$120,000 ratepayer contribution to next year's Jazz Festival is in doubt after the decision was shown to be outside the rules that  control Tauranga City Council grants for flagship events.

Councillor Murray Guy has succeeded in blocking a  decision by the council's secretive subcommittee which allocates grants for community events. 

Flagship events are given the highest priority for the annual $250,000 pool of money.

At the Tauranga Jazz Festival 2011 - Amanda Brook, Mikaela Butler, Anna Henson, and Kirsten Raynor - Chris Callinan.

At the Tauranga Jazz Festival 2011 - Amanda Brook, Mikaela Butler, Anna Henson, and Kirsten Raynor - Chris Callinan.

The casting vote of chairman Larry Baldock was needed to push through a $30,000 grant and $90,000 loan for the Jazz Festival, which asked for an additional $90,000 because of the scale of its 50th anniversary celebrations, including a major international  act.

A question mark also surrounds the $25,000 annual grant to the Tauranga Arts Festival  in October.

Cr Baldock settled the 4-4 split in favour of the Jazz Festival. Opposing were Crs Guy, Rick Curach, Bill Grainger and Catherine Stewart, and supporting were Crs Baldock, Tony Christiansen, Bill Faulkner and Mayor Stuart Crosby.

Cr Guy  took the issue to council executive staff. Following discussions between Mr Crosby and city directions manager Christine Jones this week, it was decided to put aside the Jazz Festival decision and for the $120,000 application to be considered by the council next month.

Ms Jones said the rest of the subcommittee's decisions were being analysed against policy to see if any other grants needed to come back to the council. The council can legally deviate from policy.

Cr Guy said his actions were not aimed at the Jazz Festival but at the council sticking to policy. 

The Jazz Festival decision had fallen outside the policy which said  flagship events needed to be financially independent within six years.

He also said  organisers had not demonstrated a clear financial pathway towards the day when the festival  did not need to rely on council money.

"I hope that this is a wake-up call. If the policies are not meeting community needs then the answer is to change the policy - not ignore it," he said.

The Jazz Festival sought a cash grant of $120,000 in recognition of the special nature of next year's event, but the subcommittee opted to stick with the usual grant of $30,000 and make the rest a loan.
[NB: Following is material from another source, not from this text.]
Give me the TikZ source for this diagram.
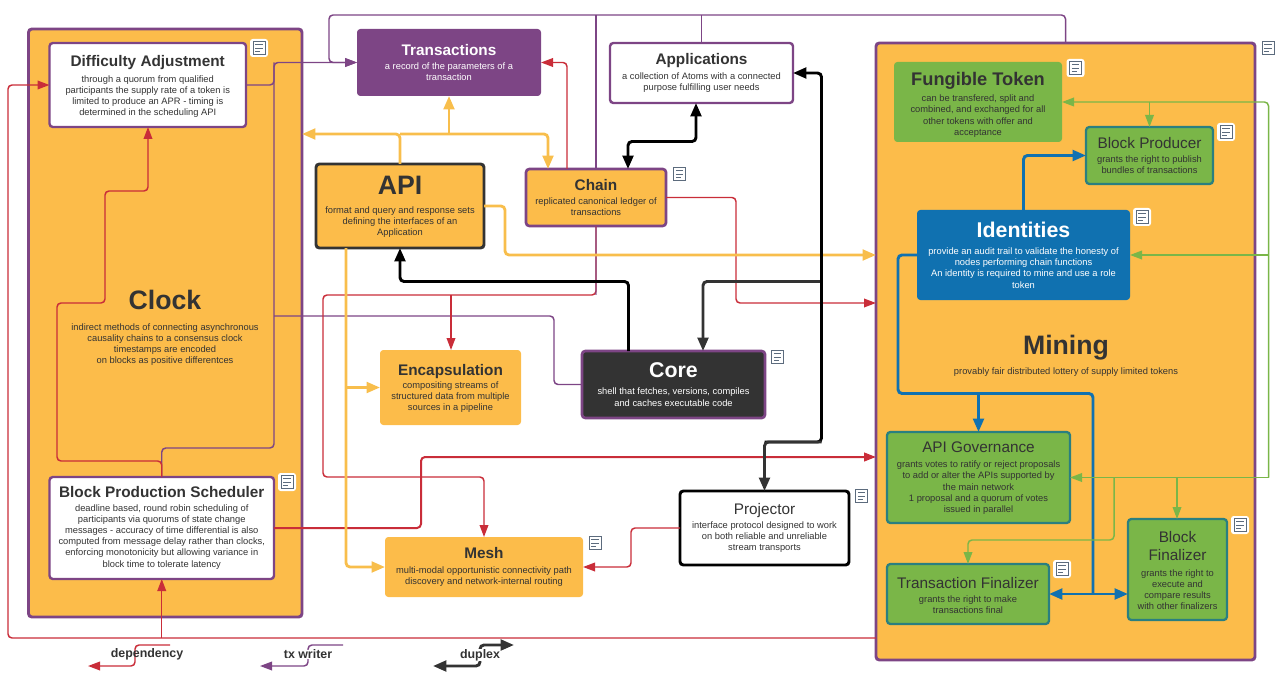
\documentclass[tikz,border=0pt]{standalone}
\usepackage{fontspec}
\setmainfont{Liberation Sans}
\usetikzlibrary{arrows.meta,calc}
\definecolor{cOrange}{HTML}{FCBC4A}
\definecolor{cYellow}{HTML}{F8BE4C}
\definecolor{cPurple}{HTML}{7D4585}
\definecolor{cRed}{HTML}{C92D39}
\definecolor{cDark}{HTML}{333333}
\definecolor{cBlue}{HTML}{1071B0}
\definecolor{cGreen}{HTML}{7AB648}
\definecolor{cTeal}{HTML}{2A7F80}
\definecolor{cIcon}{HTML}{5C6B7D}
\newcommand\ttl[3]{{\bfseries\fontsize{#1}{#1}\selectfont #3\par}\vspace{#2}}
\newcommand\rttl[3]{{\fontsize{#1}{#1}\selectfont #3\par}\vspace{#2}}
\newcommand\bdy[1]{{\fontsize{7}{8.4}\selectfont #1\par}}
\newcommand\dn[1]{\vspace{-#1}}
\newcommand\bx[7]{%
  \pgfmathsetmacro\bxcx{(#3+#5)/2}\pgfmathsetmacro\bxcy{(#4+#6)/2}%
  \pgfmathsetmacro\bxw{(#5-#3)*.75}\pgfmathsetmacro\bxh{(#6-#4)*.75}%
  \pgfmathsetmacro\bxt{\bxw-1}%
  \node[#2,minimum width=\bxw pt,minimum height=\bxh pt,text width=\bxt pt] (#1) at (\bxcx,\bxcy) {#7};}
\newcommand\note[3]{%
  \node[notebg] (#1) at (#2,#3) {};
  \draw[cIcon,line width=.7pt] ([xshift=-4.5pt,yshift=-5.2pt]#1.center) rectangle ([xshift=4.5pt,yshift=5.2pt]#1.center);
  \draw[cIcon,line width=.7pt] ([xshift=-2.8pt,yshift=2.4pt]#1.center) -- ([xshift=2.8pt,yshift=2.4pt]#1.center);
  \draw[cIcon,line width=.7pt] ([xshift=-2.8pt,yshift=0pt]#1.center) -- ([xshift=2.8pt,yshift=0pt]#1.center);
  \draw[cIcon,line width=.7pt] ([xshift=-2.8pt,yshift=-2.4pt]#1.center) -- ([xshift=1pt,yshift=-2.4pt]#1.center);}
\tikzset{
  base/.style={rounded corners=2.5pt,inner sep=0pt,outer sep=0pt,align=flush center,text=cDark},
  container/.style={base,fill=cOrange,draw=cPurple,line width=2.2pt},
  whitebox/.style={base,fill=white,draw=cPurple,line width=1.8pt},
  orangebox/.style={base,fill=cOrange},
  chainbox/.style={base,fill=cOrange,draw=cPurple,line width=2pt},
  apibox/.style={base,fill=cOrange,draw=cDark,line width=2.2pt},
  txbox/.style={base,fill=cPurple,text=white},
  corebox/.style={base,fill=cDark,draw=cPurple,line width=2pt,text=white},
  projbox/.style={base,fill=white,draw=black,line width=2.2pt},
  greenbox/.style={base,fill=cGreen,draw=cTeal,line width=1.7pt},
  fungbox/.style={base,fill=cGreen},
  idbox/.style={base,fill=cBlue,text=white},
  notebg/.style={fill=white,rounded corners=2pt,minimum width=13.5pt,minimum height=13.5pt,inner sep=0pt},
  free/.style={inner sep=0pt,align=flush center,text=cDark,text width=200pt},
  legend/.style={inner sep=0pt,text=cDark,font=\bfseries\fontsize{9.3}{11}\selectfont},
  conn/.style={rounded corners=3pt},
  tipS/.style={-{Triangle[length=9pt,width=6.5pt]}},
  tipL/.style={-{Triangle[length=10pt,width=8pt]}},
  tipBoth/.style={{Triangle[length=10pt,width=8pt]}-{Triangle[length=10pt,width=8pt]}},
  redl/.style={conn,draw=cRed,line width=1.1pt},
  purl/.style={conn,draw=cPurple,line width=1.1pt},
  yell/.style={conn,draw=cYellow,line width=2.1pt},
  blackl/.style={conn,draw=black,line width=2.2pt},
  darkl/.style={conn,draw=cDark,line width=2.2pt},
  bluel/.style={conn,draw=cBlue,line width=2.2pt},
  greenl/.style={conn,draw=cGreen,line width=1.1pt},
}
\begin{document}
\begin{tikzpicture}[x=0.75pt,y=-0.75pt]
\useasboundingbox (0,0) rectangle (1280,677);
% containers
\bx{clock}{container}{28.5}{29}{302}{617}{}
\bx{mining}{container}{876}{43}{1255}{660}{}
\node[free] (clocklabel) at (165,328) {\ttl{20}{7pt}{Clock}\bdy{indirect methods of connecting asynchronous\\causality chains to a consensus clock\\timestamps are encoded\\on blocks as positive differentces}};
\node[free] (mininglabel) at (1066,356) {\ttl{20}{4.5pt}{Mining}\bdy{provably fair distributed lottery of supply limited tokens}};
% inner nodes
\bx{diff}{whitebox}{49.5}{43}{246}{127}{\ttl{11.5}{3.5pt}{Difficulty Adjustment}\bdy{through a quorum from qualified\\participants the supply rate of a token is\\limited to produce an APR - timing is\\determined in the scheduling API}\dn{2pt}}
\bx{bps}{whitebox}{49.5}{477}{274}{579}{\ttl{11.5}{1.5pt}{Block Production Scheduler}\bdy{deadline based, round robin scheduling of\\participants via quorums of state change\\messages - accuracy of time differential is also\\computed from message delay rather than clocks,\\enforcing monotonicity but allowing variance in\\block time to tolerate latency}}
\bx{tx}{txbox}{357}{29}{541}{96}{\ttl{11.5}{2pt}{Transactions}\bdy{a record of the parameters of a\\transaction}}
\bx{apps}{whitebox}{610}{43}{793}{103}{\ttl{11.5}{3pt}{Applications}\bdy{a collection of Atoms with a connected\\purpose fulfilling user needs}}
\bx{api}{apibox}{316}{164}{484}{248}{\ttl{20}{5.5pt}{API}\bdy{format and query and response sets\\defining the interfaces of an\\Application}\dn{1.5pt}}
\bx{chain}{chainbox}{526}{169}{666}{226}{\ttl{11.5}{2pt}{Chain}\bdy{replicated canonical ledger of\\transactions}}
\bx{encap}{orangebox}{380}{350}{521}{425}{\ttl{11.5}{1.5pt}{Encapsulation}\bdy{compositing streams of\\structured data from multiple\\sources in a pipeline}\dn{1.5pt}}
\bx{core}{corebox}{582}{351}{765}{418}{\ttl{16}{4.5pt}{Core}\bdy{shell that fetches, versions, compiles\\and caches executable code}}
\bx{mesh}{orangebox}{385}{537}{583}{597}{\ttl{11.5}{3pt}{Mesh}\bdy{multi-modal opportunistic connectivity path\\discovery and network-internal routing}}
\bx{proj}{projbox}{680}{491}{849}{565}{\rttl{11.5}{2pt}{Projector}\bdy{interface protocol designed to work\\on both reliable and unreliable\\stream transports}}
\bx{fung}{fungbox}{894}{62}{1062}{142}{\ttl{13.7}{3.5pt}{Fungible Token}\bdy{can be transfered, split and\\combined, and exchanged for all\\other tokens with offer and\\acceptance}\dn{4.5pt}}
\bx{prod}{greenbox}{1086}{127}{1213}{184}{\rttl{11.5}{2pt}{Block Producer}\bdy{grants the right to publish\\bundles of transactions}}
\bx{ident}{idbox}{917}{210}{1130}{300}{\ttl{16}{4.5pt}{Identities}\bdy{provide an audit trail to validate the honesty of\\nodes performing chain functions\\An identity is required to mine and use a role\\token}}
\bx{gov}{greenbox}{887}{432}{1070}{523}{\rttl{11.5}{3pt}{API Governance}\bdy{grants votes to ratify or reject proposals\\to add or alter the APIs supported by\\the main network\\1 proposal and a quorum of votes\\issued in parallel}\dn{1pt}}
\bx{txfin}{greenbox}{887}{564}{1049}{624}{\rttl{11.5}{2pt}{Transaction Finalizer}\bdy{grants the right to make\\transactions final}\dn{2pt}}
\bx{blockfin}{greenbox}{1128}{519}{1227}{620}{{\fontsize{11.5}{13.5}\selectfont Block\\Finalizer\par}\vspace{3pt}\bdy{grants the right to\\execute and\\compare results\\with other finalizers}\dn{2pt}}
% purple connectors
\draw[purl,tipS] (bps.north) -- (161.75,448) -- (274,448) -- (274,62.5) -- (tx.west);
\draw[purl] (diff.east) -- (274,85) -- (274,62.5);
\draw[purl] (core.west) -- (554,384.5) -- (554,316) -- (274,316);
\draw[purl,tipS] (mining.north) -- (1065.5,15) -- (329,15) -- (329,62.5) -- (tx.west);
\draw[purl] (apps.north) -- (701.5,15);
\draw[purl] (chain.north) -- (596,15);
% red connectors
\draw[redl,tipS] (chain.north -| 567,0) -- (567,62.5) -- (tx.east);
\draw[redl,tipS] (chain.east) -- (736,197.5) -- (736,303) -- (mining.west |- 0,303);
\draw[redl,line width=1.5pt,tipS] (bps.east) -- (421,528) -- (421,457) -- (mining.west |- 0,457);
\draw[redl,tipS] (proj.west) -- (631,528) -- (631,567) -- (mesh.east);
\draw[redl,tipS] (bps.north) -- (161.75,461) -- (57,461) -- (57,303) -- (105,303) -- (105,191) -- (148,191) -- (diff.south -| 148,0);
\draw[redl,tipS] (mining.west |- 0,638) -- (8,638) -- (8,85) -- (diff.west);
\draw[redl,tipS] (161.75,638) -- (bps.south);
\draw[redl,tipS] (chain.south) -- (596,295) -- (323,295) -- (323,477) -- (484,477) -- (mesh.north);
\draw[redl,tipS] (451,295) -- (encap.north -| 451,0);
\draw[purl,opacity=.55] (chain.south) -- (596,295);
% yellow connectors
\draw[yell,tipL] (api.north) -- (400,134) -- (clock.east |- 0,134);
\draw[yell,tipL] (400,134) -- (548,134) -- (chain.north -| 548,0);
\draw[yell,tipL] (449,134) -- (tx.south -| 449,0);
\draw[yell,tipL] (api.east) -- (505,206) -- (505,255) -- (mining.west |- 0,255);
\draw[yell,tipL] (api.south -| 346,0) -- (346,567) -- (mesh.west);
\draw[yell,tipL] (346,387.5) -- (encap.west);
% black connectors
\draw[blackl,tipBoth] (chain.north -| 628,0) -- (628,141.5) -- (696,141.5) -- (apps.south -| 696,0);
\draw[blackl,tipL] (core.north -| 628.5,0) -- (628.5,281.5) -- (400,281.5) -- (api.south);
\draw[darkl,tipL] (821.5,281.5) -- (703,281.5) -- (core.north -| 703,0);
\draw[blackl,tipL] (764.5,442) -- (821.5,442) -- (821.5,73) -- (apps.east);
\draw[darkl,tipL] (821.5,442) -- (764.5,442) -- (proj.north -| 764.5,0);
% blue connectors
\draw[bluel,tipL] (ident.north) -- (1023.5,155.5) -- (prod.west);
\draw[bluel] (ident.west) -- (898,255) -- (898,393.5) -- (1093,393.5) -- (1093,594);
\draw[bluel,tipL] (978.5,393.5) -- (gov.north);
\draw[bluel,tipBoth] (txfin.east) -- (blockfin.west |- 0,594);
% green connectors
\draw[greenl,tipS] (1268.5,477.5) -- (gov.east);
\draw[greenl,tipS] (1268.5,255) -- (ident.east);
\draw[greenl,tipS] (1268.5,477.5) -- (1268.5,102) -- (fung.east);
\draw[greenl,tipS] (1149.5,102) -- (prod.north);
\draw[greenl,tipS] (1177,477.5) -- (blockfin.north -| 1177,0);
\draw[greenl,tipS] (1114,477.5) -- (1114,540) -- (968,540) -- (txfin.north);
% legend
\coordinate (d1) at (170,645); \coordinate (d2) at (88,666);
\coordinate (t1) at (343,645); \coordinate (t2) at (260,666);
\coordinate (u2) at (514,645); \coordinate (v2) at (433,666);
\draw[redl,tipS] (d1) -- (135,645) -- (135,666) -- (d2);
\draw[purl,tipS] (t1) -- (308,645) -- (308,666) -- (t2);
\draw[darkl,tipBoth] (v2) -- (480,666) -- (480,645) -- (u2);
\node[legend] (legdep) at (147,654) {dependency};
\node[legend,fill=white] (legtx) at (308,654.5) {tx writer};
\node[legend,fill=white] (legdup) at (480,655) {duplex};
% note icons
\note{n1}{259}{48}
\note{n2}{287}{482}
\note{n3}{595}{543}
\note{n4}{679.5}{174}
\note{n5}{777.5}{357}
\note{n6}{861.5}{496}
\note{n7}{1268}{48}
\note{n8}{1075.5}{68}
\note{n9}{1226}{132}
\note{n10}{1142}{217}
\note{n11}{1240}{525}
\note{n12}{1062}{569}
\end{tikzpicture}
\end{document}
The rationale was that the anniversary celebrations plus the drawcard of a major international act would secure enough profit to repay the loan.
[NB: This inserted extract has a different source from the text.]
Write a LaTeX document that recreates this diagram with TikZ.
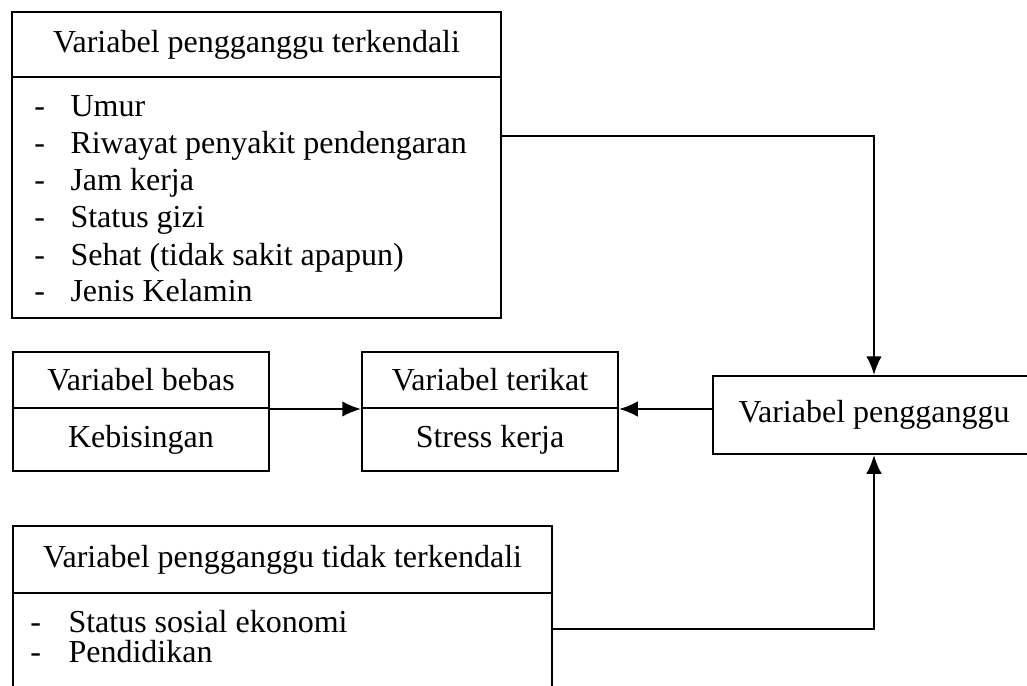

Cr Baldock defended his chairmanship, saying he had sought advice from staff  about the six-year deadline on the grant and been advised it was within policy. 

He now understood that the Jazz Festival and the Arts Festival had been outside policy for the past two years.

Mr Crosby, an ex-officio member of the subcommittee, said Cr Guy had raised a valid point. "The subcommittee can't step outside its brief."

He said the six-year period had been reviewed and extended for some flagship events while for others, such as  the Jazz Festival, it had not.

Mr Crosby said the funding policy would be reviewed  this year. He would like to see a higher level of information and assessments from applicants, including an analysis of the last event. 

His other ideas included seconding outside event experts on to the subcommittee so it was not all councillors, and for the events funding budget to be reviewed because it had not changed for about 10 years.